Description of the task: Reply with only the number of lines that contain the string "matplotlib".

Given material:

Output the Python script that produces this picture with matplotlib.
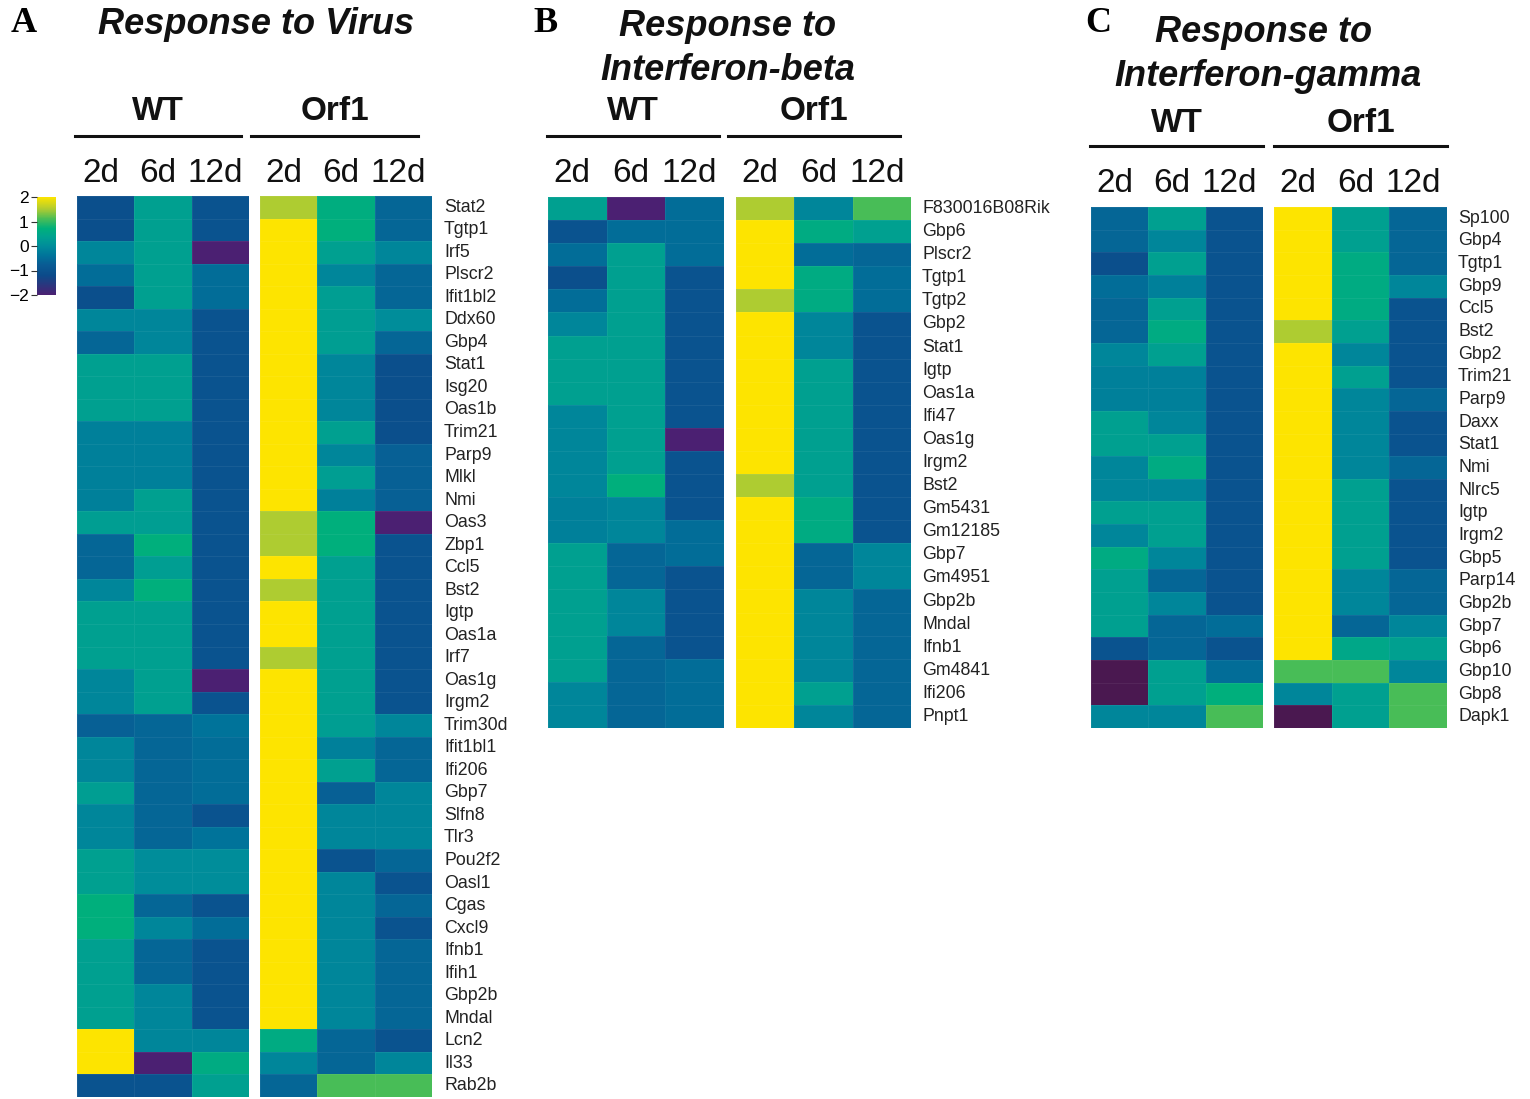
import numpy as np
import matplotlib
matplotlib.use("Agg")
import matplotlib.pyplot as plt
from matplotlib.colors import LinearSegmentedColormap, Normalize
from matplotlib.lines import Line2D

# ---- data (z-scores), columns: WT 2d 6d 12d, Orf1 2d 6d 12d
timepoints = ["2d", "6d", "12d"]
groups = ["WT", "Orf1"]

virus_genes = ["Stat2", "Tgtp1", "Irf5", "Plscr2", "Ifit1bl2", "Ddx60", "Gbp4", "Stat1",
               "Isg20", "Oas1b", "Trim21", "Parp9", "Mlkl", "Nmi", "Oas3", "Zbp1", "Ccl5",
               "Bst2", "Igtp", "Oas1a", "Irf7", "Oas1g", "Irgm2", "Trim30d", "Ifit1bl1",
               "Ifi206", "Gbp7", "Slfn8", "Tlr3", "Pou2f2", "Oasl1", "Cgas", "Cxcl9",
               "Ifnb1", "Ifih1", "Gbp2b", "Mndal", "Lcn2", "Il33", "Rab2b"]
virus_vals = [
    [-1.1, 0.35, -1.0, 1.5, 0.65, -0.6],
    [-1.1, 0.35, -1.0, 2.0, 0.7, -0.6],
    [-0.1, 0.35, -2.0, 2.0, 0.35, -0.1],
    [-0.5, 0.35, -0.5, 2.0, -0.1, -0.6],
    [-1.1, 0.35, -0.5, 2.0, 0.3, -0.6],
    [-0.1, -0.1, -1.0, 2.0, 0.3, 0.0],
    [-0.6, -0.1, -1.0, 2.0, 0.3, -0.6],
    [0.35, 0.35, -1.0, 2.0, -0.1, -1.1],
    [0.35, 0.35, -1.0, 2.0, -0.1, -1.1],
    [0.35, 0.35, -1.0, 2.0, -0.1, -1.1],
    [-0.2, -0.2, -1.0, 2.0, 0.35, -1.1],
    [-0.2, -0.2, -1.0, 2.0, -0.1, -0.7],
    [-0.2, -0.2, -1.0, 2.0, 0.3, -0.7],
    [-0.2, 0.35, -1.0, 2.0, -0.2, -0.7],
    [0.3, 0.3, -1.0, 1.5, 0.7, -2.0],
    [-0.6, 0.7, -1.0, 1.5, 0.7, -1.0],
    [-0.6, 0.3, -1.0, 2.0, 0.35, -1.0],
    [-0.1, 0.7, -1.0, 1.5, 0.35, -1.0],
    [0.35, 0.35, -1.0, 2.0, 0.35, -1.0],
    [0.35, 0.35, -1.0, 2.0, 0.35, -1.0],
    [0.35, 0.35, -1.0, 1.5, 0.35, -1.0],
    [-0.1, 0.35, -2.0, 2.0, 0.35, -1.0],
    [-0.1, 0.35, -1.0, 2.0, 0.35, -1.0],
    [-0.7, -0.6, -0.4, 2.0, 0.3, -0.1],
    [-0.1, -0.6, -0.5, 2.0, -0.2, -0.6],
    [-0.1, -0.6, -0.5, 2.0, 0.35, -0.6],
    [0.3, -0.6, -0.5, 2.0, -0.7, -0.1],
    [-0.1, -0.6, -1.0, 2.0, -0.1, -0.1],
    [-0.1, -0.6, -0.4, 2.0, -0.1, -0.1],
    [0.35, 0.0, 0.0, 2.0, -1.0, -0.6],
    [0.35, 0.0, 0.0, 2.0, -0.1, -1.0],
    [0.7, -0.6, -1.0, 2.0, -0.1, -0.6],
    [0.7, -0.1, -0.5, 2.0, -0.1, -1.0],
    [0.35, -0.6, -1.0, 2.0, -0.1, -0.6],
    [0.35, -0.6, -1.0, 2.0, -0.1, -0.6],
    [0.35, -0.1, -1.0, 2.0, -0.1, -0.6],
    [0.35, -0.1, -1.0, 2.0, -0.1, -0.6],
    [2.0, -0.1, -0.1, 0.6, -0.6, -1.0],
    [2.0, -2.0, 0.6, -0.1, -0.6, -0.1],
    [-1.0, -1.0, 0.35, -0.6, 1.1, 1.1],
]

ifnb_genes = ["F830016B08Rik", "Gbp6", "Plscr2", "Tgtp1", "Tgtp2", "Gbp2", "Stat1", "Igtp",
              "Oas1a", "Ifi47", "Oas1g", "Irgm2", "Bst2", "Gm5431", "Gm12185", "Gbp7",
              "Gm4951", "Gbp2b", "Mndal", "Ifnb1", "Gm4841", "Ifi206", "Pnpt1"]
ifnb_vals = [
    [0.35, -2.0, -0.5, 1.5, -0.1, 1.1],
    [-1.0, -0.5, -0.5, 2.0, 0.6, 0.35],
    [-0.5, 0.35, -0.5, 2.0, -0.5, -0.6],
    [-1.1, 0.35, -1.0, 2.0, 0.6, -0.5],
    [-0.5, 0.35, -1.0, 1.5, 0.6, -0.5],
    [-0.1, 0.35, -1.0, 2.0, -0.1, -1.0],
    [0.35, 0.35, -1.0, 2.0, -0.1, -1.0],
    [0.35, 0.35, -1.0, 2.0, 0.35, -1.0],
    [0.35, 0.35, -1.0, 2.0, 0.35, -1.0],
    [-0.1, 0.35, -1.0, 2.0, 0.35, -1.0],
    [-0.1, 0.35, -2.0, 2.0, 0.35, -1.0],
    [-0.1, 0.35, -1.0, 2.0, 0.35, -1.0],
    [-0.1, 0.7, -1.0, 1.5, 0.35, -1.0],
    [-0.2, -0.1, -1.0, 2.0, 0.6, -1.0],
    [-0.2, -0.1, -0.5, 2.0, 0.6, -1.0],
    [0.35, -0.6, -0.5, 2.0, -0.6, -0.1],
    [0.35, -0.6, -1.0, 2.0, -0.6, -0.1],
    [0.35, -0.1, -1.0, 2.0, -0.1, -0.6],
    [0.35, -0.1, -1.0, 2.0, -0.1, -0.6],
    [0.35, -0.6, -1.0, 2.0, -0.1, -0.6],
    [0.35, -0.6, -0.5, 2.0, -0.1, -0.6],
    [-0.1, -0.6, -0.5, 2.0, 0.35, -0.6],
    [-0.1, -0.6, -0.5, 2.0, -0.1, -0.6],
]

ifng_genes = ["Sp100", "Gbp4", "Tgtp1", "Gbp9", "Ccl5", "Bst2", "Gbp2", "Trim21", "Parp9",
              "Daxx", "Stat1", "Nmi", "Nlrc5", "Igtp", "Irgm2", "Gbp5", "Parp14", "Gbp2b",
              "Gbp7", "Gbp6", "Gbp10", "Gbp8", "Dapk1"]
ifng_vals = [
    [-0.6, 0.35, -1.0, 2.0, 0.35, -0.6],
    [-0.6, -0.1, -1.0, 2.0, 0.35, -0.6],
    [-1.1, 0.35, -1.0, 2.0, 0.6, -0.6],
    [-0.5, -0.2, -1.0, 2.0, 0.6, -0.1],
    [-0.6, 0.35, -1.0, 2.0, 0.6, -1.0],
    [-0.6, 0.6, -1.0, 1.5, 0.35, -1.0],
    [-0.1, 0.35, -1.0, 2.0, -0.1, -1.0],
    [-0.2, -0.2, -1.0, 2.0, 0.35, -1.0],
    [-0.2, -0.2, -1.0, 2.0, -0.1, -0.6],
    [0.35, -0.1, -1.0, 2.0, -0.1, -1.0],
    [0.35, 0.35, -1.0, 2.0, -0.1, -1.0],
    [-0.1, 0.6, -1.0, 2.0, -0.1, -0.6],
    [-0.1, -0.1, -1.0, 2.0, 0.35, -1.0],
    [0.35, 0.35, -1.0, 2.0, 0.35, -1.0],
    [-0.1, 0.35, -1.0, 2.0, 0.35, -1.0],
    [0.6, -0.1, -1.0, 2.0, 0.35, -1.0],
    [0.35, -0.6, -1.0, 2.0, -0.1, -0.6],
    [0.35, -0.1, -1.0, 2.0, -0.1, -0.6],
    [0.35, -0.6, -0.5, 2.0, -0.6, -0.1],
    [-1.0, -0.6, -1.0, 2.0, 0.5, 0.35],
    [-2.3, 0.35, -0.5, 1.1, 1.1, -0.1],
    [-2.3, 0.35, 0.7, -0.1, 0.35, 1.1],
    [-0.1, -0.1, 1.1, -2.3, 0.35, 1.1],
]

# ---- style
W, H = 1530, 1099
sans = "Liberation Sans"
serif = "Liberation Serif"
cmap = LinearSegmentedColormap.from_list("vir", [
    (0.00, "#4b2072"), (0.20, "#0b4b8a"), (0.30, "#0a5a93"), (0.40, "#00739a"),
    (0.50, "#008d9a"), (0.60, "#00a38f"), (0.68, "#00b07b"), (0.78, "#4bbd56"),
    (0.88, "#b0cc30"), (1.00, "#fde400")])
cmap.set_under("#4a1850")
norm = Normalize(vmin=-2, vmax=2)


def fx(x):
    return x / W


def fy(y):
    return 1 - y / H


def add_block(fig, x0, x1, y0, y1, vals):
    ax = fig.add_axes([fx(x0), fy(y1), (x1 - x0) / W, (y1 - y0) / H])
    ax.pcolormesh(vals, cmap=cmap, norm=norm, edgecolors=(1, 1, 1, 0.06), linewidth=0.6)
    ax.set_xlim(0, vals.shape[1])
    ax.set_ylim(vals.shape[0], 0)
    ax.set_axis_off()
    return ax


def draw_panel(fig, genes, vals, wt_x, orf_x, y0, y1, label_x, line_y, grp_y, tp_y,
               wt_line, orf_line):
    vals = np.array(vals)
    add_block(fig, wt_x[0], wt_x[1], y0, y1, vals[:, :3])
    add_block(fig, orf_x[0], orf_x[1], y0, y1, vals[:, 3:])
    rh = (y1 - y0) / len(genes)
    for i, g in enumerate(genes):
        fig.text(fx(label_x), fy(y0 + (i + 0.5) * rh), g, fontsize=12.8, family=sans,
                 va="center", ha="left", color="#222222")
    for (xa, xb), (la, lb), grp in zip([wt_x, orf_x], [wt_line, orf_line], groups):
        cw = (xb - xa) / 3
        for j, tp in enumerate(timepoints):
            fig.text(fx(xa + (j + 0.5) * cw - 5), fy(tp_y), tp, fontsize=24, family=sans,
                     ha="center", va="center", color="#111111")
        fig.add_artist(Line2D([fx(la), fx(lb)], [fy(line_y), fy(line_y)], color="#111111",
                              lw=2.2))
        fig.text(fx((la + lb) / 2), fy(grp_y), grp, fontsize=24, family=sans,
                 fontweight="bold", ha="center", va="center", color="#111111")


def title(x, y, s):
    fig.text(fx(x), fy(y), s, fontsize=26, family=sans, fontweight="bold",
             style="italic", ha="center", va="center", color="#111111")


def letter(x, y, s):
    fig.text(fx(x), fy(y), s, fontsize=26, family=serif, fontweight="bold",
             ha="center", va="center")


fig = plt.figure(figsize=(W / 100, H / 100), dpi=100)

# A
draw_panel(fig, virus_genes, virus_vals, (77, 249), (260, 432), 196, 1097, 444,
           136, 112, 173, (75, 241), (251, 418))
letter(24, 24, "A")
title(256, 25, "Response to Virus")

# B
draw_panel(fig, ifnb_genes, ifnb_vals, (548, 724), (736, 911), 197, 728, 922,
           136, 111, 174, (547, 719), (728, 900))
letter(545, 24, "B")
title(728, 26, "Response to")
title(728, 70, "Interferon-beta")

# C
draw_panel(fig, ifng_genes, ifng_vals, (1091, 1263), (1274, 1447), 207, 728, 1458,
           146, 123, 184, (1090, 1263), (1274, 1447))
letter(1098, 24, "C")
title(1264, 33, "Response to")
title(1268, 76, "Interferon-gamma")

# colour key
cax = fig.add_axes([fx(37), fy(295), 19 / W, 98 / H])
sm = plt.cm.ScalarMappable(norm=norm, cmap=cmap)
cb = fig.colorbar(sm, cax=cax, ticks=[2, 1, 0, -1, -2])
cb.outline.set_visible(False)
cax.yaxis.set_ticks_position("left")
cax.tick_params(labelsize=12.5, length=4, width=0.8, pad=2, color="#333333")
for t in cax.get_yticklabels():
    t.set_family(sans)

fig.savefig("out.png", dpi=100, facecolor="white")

Solution for this task: 6